>> Begin Data extract
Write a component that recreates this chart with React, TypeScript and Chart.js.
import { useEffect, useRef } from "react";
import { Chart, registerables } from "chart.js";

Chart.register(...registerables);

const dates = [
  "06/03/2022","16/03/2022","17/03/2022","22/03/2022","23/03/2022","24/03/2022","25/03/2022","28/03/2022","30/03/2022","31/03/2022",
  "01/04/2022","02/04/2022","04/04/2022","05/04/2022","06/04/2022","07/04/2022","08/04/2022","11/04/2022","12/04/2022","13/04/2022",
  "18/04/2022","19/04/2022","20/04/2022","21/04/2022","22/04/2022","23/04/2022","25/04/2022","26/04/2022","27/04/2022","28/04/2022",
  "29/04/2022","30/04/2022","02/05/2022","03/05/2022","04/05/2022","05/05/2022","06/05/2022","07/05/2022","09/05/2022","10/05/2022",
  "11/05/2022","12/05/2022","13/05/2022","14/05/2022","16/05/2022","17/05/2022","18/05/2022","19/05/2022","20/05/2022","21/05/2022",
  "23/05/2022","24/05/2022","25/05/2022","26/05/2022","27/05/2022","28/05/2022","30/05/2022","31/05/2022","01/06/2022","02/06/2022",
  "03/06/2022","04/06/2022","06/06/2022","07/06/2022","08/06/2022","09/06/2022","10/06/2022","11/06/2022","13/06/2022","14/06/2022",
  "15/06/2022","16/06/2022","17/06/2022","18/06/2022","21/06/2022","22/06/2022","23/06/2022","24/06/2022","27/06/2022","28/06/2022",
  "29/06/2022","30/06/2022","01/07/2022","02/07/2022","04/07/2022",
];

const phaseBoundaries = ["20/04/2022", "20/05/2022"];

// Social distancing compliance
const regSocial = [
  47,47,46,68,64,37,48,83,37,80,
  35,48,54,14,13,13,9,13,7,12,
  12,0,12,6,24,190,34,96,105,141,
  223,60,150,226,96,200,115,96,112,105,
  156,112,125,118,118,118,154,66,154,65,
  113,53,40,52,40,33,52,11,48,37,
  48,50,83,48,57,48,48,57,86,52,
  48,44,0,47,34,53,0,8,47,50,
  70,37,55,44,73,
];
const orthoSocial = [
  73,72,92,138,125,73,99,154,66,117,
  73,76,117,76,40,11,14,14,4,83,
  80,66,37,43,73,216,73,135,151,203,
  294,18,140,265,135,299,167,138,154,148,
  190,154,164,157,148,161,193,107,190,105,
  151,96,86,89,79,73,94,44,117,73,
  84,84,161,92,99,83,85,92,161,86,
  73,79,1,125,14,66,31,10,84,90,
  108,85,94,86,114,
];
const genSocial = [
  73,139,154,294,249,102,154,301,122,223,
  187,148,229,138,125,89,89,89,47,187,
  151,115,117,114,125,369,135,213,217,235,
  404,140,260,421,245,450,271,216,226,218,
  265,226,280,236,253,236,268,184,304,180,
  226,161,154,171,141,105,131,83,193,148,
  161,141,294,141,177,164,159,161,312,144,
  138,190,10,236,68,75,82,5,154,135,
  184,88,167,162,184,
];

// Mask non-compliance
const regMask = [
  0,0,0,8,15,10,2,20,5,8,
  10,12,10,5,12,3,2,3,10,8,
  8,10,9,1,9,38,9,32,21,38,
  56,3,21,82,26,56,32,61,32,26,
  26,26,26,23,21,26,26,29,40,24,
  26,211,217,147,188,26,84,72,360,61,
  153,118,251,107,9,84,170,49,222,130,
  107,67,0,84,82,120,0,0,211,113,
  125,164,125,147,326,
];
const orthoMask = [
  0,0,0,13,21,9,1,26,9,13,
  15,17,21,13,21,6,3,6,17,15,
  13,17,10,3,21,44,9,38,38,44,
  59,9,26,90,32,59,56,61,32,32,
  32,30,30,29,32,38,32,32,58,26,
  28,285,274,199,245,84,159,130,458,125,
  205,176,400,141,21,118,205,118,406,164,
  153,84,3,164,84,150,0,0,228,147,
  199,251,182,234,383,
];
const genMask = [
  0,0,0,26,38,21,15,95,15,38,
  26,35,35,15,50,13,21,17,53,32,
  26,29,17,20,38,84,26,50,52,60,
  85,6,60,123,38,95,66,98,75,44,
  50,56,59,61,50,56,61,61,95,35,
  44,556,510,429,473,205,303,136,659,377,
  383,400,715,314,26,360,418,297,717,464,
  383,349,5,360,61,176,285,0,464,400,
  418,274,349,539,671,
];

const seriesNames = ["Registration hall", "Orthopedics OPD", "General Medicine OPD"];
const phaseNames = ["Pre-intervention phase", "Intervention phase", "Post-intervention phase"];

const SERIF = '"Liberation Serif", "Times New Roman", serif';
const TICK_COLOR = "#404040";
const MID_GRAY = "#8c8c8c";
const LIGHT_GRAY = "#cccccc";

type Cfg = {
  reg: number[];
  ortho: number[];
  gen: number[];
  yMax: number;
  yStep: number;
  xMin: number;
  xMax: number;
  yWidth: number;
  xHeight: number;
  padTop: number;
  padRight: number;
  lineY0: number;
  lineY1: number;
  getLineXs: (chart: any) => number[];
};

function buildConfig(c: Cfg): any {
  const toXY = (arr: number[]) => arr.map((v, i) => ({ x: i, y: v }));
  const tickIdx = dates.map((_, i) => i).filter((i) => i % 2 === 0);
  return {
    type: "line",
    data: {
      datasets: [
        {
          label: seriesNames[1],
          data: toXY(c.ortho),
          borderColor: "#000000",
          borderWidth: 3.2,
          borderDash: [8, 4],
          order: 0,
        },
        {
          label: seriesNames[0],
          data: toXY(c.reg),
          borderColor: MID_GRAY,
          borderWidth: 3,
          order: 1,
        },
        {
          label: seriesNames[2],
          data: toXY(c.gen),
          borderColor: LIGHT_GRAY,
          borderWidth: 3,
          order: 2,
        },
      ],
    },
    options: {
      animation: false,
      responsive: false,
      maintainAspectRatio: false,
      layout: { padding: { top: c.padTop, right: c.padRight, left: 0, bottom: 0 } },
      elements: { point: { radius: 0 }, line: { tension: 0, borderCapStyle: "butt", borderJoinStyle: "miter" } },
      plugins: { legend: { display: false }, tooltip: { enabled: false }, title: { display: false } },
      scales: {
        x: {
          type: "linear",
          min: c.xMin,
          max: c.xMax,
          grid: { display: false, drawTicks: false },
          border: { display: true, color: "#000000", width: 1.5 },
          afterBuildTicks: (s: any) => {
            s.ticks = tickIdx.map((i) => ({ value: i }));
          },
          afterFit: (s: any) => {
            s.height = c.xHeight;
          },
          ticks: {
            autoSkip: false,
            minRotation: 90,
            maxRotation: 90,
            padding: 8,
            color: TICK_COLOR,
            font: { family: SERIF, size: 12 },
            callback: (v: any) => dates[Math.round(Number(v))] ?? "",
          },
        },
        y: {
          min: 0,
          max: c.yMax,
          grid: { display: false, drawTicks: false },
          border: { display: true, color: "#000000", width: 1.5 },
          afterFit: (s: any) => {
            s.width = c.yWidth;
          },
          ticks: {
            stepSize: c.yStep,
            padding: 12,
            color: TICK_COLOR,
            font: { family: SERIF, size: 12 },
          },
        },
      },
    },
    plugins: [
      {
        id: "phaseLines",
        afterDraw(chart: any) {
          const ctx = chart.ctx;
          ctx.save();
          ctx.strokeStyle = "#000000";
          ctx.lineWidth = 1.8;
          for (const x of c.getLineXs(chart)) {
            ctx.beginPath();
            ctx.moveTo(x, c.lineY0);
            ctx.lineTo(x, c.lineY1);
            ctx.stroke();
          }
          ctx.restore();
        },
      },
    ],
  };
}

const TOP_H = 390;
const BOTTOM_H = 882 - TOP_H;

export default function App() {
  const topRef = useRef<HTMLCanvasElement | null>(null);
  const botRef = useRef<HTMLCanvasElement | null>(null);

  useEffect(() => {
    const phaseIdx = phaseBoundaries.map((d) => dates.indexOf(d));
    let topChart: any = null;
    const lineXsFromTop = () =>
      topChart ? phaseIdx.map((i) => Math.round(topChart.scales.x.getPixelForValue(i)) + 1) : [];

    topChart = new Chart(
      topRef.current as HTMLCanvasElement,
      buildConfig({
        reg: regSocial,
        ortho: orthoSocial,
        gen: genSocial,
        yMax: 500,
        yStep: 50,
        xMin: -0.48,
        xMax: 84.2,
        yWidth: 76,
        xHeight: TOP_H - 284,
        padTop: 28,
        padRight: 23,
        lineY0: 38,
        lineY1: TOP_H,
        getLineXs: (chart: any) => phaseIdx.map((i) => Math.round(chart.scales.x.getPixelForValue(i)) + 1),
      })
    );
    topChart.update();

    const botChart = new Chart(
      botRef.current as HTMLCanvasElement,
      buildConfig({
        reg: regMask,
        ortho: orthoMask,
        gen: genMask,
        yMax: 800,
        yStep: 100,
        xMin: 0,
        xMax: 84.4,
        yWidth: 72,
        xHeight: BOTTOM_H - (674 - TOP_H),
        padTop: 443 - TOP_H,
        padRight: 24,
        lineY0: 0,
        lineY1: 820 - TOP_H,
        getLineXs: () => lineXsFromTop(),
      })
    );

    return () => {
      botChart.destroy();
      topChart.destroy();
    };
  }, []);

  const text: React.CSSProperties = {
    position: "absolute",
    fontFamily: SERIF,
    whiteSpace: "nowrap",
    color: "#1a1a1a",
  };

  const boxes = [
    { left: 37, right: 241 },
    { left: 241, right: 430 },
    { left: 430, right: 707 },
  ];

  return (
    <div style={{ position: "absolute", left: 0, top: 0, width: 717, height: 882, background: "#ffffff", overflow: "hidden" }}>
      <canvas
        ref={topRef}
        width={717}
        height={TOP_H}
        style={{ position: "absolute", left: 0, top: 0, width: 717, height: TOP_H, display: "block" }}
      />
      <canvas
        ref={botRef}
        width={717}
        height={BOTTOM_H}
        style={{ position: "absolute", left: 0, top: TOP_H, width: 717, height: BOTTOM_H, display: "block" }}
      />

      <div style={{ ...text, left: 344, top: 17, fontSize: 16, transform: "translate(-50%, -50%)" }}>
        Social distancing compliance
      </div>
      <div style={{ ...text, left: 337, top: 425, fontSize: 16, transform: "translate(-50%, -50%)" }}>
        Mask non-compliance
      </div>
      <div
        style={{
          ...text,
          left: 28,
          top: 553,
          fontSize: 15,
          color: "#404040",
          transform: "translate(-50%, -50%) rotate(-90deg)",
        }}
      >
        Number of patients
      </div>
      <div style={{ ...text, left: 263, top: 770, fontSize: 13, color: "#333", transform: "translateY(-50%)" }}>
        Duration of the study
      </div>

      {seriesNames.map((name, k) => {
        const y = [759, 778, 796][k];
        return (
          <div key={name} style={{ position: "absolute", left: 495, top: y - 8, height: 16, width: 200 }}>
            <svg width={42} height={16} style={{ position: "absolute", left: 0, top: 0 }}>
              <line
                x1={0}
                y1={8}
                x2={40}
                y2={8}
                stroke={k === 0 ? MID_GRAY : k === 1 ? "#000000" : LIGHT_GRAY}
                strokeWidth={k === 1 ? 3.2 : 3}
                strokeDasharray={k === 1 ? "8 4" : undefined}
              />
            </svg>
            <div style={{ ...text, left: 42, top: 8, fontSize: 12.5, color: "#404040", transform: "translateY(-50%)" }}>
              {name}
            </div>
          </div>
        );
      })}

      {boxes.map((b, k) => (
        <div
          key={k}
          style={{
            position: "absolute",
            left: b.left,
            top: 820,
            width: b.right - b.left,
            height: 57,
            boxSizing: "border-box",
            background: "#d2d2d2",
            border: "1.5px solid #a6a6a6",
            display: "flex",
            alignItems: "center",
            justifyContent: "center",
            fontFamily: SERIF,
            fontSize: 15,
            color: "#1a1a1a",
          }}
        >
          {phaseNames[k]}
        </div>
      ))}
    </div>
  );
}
>> End Data extract
* Instructions to follow *
Starting at the first line of the material above, reproduce each line exactly up to and including the line with "Chart.register(...registerables);".

* Solution to this problem *
Write a component that recreates this chart with React, TypeScript and Chart.js.
import { useEffect, useRef } from "react";
import { Chart, registerables } from "chart.js";

Chart.register(...registerables);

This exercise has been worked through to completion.